Prompt: Where a line holds "document", copy it.

————

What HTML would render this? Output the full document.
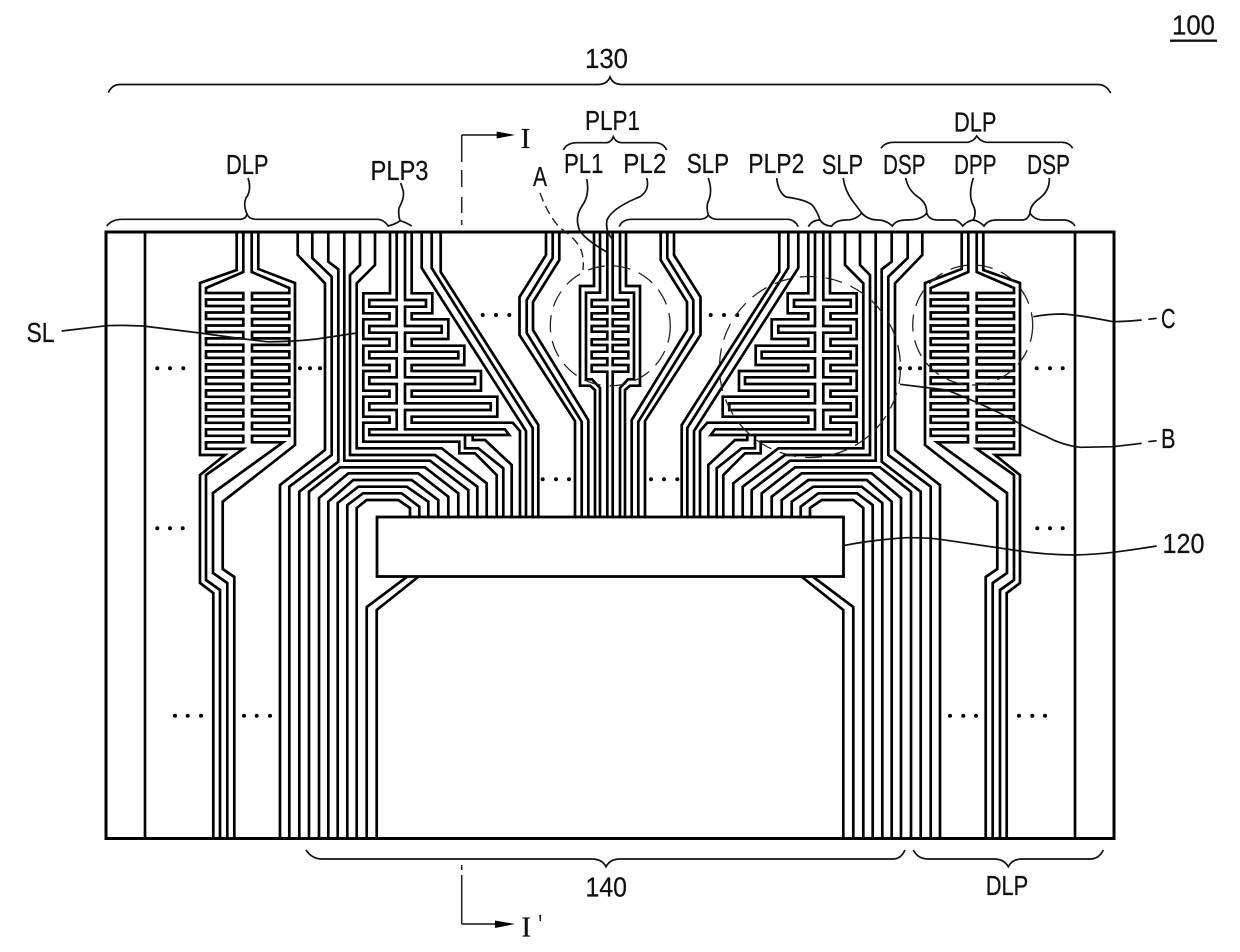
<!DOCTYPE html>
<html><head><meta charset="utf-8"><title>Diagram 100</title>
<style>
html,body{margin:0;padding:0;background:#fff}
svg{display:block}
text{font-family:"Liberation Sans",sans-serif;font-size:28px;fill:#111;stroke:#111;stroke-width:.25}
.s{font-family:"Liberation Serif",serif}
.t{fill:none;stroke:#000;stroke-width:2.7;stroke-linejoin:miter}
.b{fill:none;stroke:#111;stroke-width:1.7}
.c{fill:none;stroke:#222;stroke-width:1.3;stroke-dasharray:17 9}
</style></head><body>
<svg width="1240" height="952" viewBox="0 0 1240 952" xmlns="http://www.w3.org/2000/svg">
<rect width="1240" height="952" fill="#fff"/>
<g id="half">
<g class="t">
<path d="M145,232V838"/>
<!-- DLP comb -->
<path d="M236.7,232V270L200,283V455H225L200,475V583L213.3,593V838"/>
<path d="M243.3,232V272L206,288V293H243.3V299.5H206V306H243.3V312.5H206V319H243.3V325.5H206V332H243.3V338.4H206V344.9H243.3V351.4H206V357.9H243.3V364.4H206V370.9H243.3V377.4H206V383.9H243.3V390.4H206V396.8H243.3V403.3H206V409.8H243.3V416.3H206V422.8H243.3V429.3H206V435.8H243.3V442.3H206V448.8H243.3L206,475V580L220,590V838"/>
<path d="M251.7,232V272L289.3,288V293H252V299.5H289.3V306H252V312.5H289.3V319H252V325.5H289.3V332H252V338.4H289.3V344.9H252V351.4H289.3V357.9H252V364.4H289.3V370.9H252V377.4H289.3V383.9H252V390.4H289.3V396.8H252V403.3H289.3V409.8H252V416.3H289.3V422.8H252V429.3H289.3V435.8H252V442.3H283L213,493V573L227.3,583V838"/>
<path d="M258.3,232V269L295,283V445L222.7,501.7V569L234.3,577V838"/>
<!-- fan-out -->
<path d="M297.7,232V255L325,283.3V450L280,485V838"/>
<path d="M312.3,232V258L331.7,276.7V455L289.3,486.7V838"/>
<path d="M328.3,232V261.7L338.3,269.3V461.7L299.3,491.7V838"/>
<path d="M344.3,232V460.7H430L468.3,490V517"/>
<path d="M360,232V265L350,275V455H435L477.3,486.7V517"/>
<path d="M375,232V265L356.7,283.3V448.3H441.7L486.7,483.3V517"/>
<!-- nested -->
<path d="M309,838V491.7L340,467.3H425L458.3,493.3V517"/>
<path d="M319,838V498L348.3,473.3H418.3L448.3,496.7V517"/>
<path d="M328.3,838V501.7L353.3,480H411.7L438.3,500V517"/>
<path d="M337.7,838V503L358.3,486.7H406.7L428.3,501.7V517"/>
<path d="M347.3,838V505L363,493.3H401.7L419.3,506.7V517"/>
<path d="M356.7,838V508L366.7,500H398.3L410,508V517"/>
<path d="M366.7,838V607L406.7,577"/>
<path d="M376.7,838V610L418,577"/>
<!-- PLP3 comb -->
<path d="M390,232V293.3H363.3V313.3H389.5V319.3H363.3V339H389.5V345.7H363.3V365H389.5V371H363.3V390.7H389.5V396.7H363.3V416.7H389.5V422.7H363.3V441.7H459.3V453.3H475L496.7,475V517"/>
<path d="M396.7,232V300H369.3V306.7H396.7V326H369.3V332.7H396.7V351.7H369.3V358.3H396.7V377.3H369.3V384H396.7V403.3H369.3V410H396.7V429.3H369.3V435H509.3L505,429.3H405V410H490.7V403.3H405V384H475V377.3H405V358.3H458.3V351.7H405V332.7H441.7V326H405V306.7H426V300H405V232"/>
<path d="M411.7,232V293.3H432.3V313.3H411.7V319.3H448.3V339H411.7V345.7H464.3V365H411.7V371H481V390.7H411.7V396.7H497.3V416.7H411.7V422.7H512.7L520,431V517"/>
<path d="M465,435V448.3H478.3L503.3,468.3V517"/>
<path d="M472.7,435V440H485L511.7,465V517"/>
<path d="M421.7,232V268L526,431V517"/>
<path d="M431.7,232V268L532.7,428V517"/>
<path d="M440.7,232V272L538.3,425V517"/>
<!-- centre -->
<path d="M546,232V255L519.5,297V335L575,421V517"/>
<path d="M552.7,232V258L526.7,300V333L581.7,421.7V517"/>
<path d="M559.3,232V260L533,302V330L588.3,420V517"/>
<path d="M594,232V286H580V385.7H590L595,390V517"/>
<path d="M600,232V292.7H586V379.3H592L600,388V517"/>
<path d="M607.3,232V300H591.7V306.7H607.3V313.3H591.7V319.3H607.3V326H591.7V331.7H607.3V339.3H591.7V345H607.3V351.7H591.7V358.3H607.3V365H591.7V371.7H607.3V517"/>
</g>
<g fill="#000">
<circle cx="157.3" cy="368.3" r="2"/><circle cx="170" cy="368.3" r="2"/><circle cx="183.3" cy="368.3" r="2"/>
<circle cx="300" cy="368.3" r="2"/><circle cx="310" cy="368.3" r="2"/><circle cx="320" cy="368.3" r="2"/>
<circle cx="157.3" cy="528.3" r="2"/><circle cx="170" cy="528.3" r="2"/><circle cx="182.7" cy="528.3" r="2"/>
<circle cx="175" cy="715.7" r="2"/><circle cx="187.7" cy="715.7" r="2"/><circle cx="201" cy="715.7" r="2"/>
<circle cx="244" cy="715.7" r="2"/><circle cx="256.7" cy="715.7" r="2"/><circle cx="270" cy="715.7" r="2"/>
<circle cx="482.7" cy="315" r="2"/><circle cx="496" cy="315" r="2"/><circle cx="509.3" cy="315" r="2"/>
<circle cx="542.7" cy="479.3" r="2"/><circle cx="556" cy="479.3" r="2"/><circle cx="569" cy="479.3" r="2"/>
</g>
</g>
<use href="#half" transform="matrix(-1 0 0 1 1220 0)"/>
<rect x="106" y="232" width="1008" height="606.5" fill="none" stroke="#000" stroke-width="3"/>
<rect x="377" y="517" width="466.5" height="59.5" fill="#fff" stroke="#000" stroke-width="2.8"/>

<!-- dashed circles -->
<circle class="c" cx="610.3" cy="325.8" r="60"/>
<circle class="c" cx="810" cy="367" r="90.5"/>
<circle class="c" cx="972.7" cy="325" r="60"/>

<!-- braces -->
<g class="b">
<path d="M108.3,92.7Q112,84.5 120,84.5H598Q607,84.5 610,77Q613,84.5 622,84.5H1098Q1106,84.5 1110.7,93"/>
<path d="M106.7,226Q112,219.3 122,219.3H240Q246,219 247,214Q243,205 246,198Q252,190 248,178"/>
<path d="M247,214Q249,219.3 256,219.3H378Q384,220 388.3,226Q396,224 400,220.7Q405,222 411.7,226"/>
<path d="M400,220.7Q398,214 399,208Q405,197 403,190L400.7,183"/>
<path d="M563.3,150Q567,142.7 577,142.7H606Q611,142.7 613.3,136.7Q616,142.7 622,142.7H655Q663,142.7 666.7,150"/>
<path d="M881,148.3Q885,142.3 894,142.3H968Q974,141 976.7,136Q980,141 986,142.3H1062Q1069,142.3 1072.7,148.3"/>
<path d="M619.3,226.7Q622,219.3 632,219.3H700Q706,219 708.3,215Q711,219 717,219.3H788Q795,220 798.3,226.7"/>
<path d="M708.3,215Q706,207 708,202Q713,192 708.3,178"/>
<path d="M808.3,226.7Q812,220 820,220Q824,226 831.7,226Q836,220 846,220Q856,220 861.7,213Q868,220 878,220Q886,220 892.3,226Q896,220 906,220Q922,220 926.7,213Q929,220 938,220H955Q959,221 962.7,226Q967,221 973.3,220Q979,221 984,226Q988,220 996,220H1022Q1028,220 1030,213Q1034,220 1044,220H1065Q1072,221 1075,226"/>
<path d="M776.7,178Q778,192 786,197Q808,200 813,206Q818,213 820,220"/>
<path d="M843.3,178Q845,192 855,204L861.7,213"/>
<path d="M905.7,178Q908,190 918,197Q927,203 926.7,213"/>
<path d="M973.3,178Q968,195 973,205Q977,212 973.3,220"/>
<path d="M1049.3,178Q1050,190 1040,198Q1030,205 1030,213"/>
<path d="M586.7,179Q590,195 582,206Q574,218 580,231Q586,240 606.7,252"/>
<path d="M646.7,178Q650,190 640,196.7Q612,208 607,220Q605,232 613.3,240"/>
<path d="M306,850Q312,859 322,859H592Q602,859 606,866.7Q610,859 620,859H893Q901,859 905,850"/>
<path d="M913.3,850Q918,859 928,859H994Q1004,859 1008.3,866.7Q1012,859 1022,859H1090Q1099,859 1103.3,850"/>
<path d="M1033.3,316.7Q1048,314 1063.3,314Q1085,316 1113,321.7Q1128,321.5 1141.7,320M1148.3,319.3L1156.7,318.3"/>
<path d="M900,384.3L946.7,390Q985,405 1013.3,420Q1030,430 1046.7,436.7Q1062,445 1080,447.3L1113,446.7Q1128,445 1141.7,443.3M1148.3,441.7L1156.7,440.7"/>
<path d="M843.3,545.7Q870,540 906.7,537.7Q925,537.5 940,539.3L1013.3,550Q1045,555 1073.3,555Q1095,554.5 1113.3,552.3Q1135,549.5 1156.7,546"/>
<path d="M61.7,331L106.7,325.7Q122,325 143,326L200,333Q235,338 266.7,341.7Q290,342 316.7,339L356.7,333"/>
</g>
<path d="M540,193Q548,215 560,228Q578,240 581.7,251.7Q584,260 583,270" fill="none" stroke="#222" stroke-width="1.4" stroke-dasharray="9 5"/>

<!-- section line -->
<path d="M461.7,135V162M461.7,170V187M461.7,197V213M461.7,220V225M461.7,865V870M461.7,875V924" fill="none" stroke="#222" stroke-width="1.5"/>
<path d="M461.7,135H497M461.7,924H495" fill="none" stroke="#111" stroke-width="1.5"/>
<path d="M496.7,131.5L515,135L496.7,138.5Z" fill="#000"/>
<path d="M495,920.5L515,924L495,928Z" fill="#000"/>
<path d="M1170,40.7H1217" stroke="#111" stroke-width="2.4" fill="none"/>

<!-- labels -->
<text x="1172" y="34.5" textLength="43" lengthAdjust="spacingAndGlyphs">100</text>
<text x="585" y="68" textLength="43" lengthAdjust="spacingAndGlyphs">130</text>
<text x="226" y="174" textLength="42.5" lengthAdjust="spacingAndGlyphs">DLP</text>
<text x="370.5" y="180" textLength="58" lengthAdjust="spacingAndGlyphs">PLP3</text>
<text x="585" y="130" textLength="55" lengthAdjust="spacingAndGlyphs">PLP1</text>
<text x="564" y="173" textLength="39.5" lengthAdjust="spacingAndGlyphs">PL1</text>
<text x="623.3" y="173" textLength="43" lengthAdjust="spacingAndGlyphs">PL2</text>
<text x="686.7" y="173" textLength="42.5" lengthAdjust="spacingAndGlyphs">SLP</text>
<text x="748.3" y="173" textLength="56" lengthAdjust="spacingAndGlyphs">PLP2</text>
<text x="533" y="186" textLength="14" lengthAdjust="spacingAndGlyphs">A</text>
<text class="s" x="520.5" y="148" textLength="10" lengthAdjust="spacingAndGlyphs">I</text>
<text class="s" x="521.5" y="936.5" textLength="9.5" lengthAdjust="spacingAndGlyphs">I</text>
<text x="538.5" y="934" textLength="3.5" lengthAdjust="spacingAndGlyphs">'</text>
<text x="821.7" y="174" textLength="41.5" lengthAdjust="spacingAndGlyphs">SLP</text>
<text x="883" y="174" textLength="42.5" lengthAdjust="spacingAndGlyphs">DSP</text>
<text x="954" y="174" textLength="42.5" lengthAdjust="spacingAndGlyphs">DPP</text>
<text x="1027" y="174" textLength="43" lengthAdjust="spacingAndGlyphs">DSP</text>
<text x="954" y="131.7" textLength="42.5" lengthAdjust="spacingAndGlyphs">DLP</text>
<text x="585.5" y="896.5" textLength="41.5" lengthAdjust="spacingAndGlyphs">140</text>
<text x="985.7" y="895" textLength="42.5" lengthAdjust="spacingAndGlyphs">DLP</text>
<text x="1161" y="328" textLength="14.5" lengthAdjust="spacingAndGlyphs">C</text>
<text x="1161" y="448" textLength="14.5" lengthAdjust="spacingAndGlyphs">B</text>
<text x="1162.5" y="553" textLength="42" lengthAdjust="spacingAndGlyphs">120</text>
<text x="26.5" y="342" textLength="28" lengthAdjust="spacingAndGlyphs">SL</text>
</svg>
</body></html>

————

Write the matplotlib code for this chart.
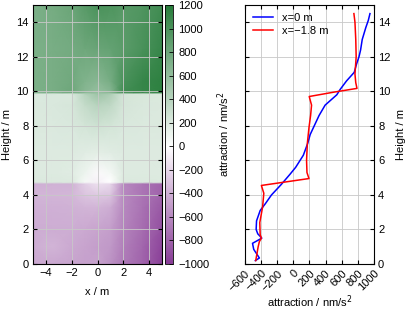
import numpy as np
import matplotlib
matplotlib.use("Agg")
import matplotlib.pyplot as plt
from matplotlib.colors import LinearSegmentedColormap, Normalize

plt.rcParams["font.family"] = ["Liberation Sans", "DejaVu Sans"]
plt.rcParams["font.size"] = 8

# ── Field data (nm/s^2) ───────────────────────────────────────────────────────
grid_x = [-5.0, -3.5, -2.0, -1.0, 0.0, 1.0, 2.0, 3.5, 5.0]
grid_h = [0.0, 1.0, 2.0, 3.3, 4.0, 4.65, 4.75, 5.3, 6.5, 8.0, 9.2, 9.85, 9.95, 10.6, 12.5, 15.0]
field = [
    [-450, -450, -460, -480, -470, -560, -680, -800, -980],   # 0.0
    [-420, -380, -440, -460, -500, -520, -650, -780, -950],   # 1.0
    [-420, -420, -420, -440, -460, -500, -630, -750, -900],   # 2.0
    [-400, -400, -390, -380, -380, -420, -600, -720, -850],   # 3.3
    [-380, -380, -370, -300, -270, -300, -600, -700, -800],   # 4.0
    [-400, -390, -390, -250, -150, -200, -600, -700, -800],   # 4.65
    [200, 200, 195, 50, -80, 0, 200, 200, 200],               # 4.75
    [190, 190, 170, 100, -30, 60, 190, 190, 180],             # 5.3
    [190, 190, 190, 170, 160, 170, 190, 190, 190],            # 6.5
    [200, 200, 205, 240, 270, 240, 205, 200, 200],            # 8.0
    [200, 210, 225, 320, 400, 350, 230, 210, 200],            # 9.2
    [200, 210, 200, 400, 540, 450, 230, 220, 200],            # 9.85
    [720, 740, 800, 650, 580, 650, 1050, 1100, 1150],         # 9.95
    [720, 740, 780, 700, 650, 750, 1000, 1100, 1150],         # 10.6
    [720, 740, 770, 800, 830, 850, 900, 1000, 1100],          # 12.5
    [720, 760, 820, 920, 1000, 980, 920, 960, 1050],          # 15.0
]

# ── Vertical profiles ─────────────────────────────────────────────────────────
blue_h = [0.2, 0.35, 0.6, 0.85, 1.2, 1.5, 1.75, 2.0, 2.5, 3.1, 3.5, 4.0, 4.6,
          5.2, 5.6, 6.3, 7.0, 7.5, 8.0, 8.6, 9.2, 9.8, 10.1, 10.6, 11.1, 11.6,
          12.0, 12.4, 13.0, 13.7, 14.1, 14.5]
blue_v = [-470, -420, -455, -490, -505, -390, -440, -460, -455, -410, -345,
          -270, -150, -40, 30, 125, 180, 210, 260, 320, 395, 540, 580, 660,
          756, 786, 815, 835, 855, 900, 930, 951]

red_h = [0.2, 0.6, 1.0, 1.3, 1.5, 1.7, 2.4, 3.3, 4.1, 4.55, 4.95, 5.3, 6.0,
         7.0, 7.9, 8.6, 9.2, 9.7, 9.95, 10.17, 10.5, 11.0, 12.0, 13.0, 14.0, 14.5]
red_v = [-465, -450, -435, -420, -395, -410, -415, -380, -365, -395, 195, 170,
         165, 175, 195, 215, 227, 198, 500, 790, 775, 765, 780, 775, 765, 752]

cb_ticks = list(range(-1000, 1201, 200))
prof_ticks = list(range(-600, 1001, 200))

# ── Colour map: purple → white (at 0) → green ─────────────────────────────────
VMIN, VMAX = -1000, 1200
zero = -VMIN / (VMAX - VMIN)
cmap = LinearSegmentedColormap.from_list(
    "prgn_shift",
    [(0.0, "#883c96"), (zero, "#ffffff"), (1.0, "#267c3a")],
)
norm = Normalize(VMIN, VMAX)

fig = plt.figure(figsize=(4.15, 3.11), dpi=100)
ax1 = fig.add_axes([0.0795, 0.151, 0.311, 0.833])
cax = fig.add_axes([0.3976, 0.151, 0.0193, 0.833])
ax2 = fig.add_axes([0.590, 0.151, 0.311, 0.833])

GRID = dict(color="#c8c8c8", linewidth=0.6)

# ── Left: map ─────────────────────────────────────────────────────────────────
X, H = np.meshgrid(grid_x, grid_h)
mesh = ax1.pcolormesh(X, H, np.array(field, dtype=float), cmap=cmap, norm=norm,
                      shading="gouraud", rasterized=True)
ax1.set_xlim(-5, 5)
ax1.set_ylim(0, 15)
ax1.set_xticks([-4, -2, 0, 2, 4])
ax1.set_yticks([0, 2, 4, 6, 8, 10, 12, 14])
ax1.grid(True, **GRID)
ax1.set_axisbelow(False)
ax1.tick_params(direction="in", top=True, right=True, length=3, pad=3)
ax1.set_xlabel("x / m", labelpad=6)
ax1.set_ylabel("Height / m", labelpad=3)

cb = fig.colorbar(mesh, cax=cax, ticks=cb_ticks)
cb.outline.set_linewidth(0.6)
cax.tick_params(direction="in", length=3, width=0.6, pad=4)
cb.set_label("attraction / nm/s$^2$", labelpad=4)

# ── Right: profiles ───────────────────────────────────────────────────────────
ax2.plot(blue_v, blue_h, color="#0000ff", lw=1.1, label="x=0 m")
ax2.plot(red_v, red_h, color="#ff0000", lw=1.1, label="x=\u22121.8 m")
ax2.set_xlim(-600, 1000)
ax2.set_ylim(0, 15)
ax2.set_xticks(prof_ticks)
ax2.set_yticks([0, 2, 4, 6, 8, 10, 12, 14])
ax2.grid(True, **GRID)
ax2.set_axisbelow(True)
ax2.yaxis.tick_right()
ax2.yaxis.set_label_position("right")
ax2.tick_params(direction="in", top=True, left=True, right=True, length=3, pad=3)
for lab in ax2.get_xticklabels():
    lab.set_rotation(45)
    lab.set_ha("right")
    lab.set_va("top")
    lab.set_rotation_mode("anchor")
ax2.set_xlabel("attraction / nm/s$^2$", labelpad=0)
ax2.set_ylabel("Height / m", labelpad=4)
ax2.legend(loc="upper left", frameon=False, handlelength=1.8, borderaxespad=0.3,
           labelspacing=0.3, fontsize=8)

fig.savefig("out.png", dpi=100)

————

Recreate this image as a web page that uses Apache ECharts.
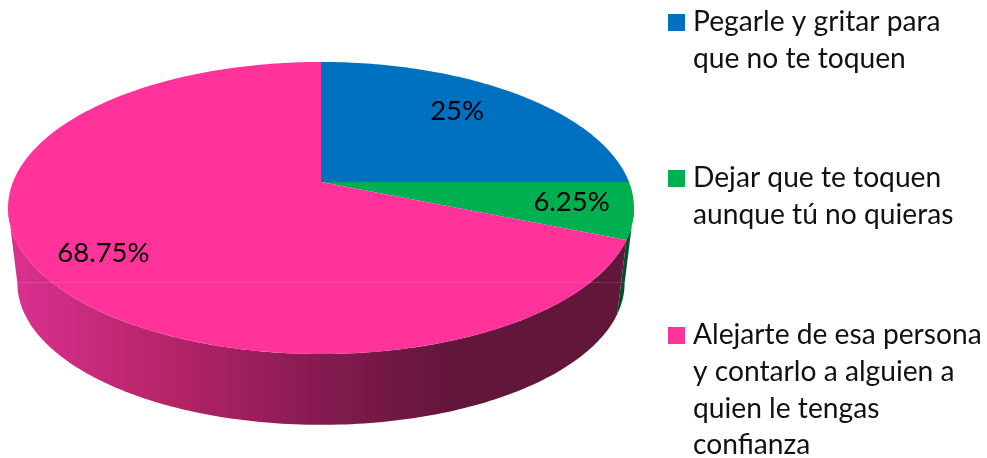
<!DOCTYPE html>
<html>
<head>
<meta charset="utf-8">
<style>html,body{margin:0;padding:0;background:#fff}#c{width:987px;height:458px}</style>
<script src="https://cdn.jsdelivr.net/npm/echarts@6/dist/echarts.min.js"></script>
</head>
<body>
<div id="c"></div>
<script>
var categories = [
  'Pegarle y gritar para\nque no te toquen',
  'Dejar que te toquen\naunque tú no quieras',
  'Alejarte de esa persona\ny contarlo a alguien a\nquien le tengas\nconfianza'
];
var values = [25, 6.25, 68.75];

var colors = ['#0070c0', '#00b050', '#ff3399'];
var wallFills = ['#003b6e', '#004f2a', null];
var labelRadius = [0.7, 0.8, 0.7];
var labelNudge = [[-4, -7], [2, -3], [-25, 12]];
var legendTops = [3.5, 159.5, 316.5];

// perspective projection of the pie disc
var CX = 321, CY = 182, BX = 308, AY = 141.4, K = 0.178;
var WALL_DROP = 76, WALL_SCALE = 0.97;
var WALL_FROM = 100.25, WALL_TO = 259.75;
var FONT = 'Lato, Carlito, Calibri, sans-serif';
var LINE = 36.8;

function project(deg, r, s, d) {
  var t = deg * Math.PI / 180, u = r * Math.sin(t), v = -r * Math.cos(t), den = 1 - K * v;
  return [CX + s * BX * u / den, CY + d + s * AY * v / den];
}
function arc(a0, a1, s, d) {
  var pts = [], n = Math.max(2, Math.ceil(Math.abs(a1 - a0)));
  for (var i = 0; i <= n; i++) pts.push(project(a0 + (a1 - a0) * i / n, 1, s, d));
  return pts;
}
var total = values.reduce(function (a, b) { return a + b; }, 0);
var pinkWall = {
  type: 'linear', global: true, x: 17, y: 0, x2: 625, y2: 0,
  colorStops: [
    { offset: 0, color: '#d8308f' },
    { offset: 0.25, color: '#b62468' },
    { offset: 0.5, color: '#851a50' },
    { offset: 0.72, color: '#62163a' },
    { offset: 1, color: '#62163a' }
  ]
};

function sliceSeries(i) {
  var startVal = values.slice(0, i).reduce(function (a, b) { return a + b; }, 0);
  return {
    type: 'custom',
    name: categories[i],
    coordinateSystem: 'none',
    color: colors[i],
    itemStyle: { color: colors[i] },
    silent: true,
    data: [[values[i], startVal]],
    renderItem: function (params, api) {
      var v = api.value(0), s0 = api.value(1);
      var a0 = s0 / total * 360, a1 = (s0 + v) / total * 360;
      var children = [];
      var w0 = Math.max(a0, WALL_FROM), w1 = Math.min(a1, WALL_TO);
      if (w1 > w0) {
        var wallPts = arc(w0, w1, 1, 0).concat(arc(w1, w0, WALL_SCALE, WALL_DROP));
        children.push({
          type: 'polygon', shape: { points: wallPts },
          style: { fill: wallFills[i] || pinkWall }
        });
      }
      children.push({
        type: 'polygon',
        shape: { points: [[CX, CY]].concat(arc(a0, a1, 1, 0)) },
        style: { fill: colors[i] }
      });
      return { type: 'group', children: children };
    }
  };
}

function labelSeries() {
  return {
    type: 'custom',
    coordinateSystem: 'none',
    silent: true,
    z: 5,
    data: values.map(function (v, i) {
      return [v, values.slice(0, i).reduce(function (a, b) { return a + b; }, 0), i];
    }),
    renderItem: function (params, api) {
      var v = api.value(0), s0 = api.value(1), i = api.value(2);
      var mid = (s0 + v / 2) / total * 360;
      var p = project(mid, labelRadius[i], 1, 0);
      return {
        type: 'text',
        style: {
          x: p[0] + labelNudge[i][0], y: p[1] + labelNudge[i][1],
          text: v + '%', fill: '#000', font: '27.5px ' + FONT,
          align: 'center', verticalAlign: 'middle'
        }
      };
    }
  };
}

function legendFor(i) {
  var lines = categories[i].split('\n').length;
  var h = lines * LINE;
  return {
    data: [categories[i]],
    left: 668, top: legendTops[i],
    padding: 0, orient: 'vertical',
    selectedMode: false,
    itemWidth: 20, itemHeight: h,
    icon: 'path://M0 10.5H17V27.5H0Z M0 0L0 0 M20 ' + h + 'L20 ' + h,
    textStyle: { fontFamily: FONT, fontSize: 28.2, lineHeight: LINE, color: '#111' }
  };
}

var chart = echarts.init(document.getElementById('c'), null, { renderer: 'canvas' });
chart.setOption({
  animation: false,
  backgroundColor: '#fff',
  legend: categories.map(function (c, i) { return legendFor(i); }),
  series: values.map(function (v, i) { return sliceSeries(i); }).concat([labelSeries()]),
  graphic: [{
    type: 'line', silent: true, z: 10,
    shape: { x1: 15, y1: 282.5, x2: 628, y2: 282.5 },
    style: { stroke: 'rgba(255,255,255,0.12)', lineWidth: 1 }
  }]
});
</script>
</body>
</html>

————

Output for this task:
What HTML would render this? Output the full document.
var chart = echarts.init(document.getElementById('c'), null, { renderer: 'canvas' });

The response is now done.